The march towards autonomous farming continues to gain momentum, with manufacturers and farmers alike grappling with the complexities of replacing human operators with robots and autonomous tractors. While the technology to drive these machines autonomously is already impressive, the real challenge lies in monitoring and managing the various implements connected to them.
When automating a task, it becomes clear just how much the human driver does, even during seemingly simple, monotonous tasks. Something can always go wrong, and the driver is relied upon to correct it. Now, robot manufacturers are introducing the first sensor modules that can be installed on existing implements to monitor their operation to some extent. This is a significant step, as it allows for some level of automation in tasks that were previously performed by human operators.
However, the challenge is considerable for machines already on the farm. Farmers must decide which machines to ‘secure’ to work more reliably with an autonomous robot or tractor. They must consider what can go wrong, how serious it would be, what sensors are needed, and whether the investment is worth it.

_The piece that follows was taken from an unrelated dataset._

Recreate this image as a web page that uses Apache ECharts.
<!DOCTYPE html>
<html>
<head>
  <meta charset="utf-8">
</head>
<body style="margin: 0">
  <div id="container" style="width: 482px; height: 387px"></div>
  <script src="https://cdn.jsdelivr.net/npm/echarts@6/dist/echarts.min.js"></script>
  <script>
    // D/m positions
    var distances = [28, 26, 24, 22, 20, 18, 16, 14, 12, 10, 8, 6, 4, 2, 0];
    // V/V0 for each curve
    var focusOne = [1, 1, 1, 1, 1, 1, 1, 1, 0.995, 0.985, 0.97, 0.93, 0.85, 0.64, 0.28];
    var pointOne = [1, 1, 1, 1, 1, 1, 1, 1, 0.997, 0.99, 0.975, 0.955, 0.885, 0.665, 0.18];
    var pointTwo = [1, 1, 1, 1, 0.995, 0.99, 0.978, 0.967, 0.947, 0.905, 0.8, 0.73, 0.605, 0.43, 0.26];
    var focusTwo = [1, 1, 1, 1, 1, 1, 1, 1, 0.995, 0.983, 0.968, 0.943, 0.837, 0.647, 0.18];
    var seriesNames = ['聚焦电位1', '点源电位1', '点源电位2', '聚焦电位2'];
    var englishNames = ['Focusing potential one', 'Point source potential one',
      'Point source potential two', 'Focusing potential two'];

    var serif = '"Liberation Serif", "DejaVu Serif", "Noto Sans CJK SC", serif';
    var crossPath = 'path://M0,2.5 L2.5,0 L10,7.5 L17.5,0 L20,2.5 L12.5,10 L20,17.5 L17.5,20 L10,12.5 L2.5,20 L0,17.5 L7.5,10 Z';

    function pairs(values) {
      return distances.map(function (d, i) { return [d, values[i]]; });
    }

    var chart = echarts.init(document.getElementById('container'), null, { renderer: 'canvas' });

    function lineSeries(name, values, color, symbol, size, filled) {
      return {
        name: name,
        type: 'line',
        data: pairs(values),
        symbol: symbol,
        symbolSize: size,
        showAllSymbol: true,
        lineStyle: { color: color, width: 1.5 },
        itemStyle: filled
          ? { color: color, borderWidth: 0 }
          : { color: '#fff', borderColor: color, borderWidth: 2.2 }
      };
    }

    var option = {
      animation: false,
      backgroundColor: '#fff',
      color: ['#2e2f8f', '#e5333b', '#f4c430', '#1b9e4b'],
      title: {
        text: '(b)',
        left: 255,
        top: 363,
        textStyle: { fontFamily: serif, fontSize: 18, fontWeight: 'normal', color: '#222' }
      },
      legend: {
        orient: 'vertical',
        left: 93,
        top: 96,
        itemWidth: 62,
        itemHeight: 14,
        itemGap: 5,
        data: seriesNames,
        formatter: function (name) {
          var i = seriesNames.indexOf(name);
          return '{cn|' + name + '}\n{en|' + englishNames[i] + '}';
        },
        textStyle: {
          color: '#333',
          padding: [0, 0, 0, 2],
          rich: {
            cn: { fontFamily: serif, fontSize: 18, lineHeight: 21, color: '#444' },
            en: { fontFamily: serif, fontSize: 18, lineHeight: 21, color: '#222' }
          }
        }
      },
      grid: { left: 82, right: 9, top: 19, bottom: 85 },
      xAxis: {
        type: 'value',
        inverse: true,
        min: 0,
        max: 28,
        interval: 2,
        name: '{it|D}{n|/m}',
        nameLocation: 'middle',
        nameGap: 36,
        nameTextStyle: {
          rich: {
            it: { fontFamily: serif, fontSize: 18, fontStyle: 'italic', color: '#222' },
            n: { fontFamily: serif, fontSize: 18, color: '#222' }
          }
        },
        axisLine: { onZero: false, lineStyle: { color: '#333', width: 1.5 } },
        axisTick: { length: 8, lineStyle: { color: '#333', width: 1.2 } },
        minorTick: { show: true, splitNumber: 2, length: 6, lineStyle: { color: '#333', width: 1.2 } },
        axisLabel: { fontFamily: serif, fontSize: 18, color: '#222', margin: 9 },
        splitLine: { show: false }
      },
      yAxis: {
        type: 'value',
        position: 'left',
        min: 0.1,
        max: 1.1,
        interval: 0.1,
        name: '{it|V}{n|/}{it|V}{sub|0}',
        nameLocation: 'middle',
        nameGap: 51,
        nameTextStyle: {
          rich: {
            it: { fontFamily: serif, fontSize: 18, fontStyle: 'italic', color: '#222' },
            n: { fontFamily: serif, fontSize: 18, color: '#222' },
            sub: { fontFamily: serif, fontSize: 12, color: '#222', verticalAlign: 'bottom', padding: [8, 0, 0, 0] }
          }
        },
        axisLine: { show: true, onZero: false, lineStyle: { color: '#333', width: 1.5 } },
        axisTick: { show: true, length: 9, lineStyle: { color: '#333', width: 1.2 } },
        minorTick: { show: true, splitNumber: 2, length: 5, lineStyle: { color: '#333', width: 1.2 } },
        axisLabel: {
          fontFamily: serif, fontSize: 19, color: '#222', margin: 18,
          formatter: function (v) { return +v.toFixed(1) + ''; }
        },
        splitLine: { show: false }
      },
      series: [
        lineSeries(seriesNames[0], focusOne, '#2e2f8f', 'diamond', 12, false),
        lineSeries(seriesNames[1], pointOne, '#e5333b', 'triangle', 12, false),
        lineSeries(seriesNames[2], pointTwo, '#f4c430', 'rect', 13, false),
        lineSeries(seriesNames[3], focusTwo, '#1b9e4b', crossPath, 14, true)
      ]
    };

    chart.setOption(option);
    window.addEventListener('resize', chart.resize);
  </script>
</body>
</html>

The complexity of the machine and what needs to be monitored largely determines how complex it becomes and how many sensors are needed. For instance, tillage implements may only require a few sensors, while a potato harvester may need many more. Complex machines often come from the factory equipped with sensors and a terminal, as manufacturers have already built in systems to continuously monitor certain aspects of the machine. The challenge then lies in transferring machine error messages to the autonomy system and ensuring that the autonomous platform responds appropriately.
Calibration and adjustment work is required to ensure that the autonomous system responds when necessary, but not so cautiously that it stops every five minutes. Experience gained in practice will be essential here, and fortunately, much work is already being done in this area.
Looking ahead, the next step may be machines delivered from the factory with sensors that not only monitor machine functionality but also the quality of the work. The machine could then check whether it is operating optimally and, if not, send a signal to the tractor or robot. This could involve adjusting the lifting height, engine speed, or driving speed to achieve optimal performance.
With the rapid developments in automation and robotics, it remains to be seen who will take on which role. However, one thing seems certain: the quality of the work will improve as a result. At the upcoming Agritechnica, there will undoubtedly be much to see on this topic, with manufacturers showcasing their vision of the future.
In the meantime, there is still plenty to harvest, and the journey towards autonomous farming continues. The challenge is significant, but the potential benefits are immense. As farmers and manufacturers work together to overcome these challenges, the future of farming looks increasingly automated and efficient.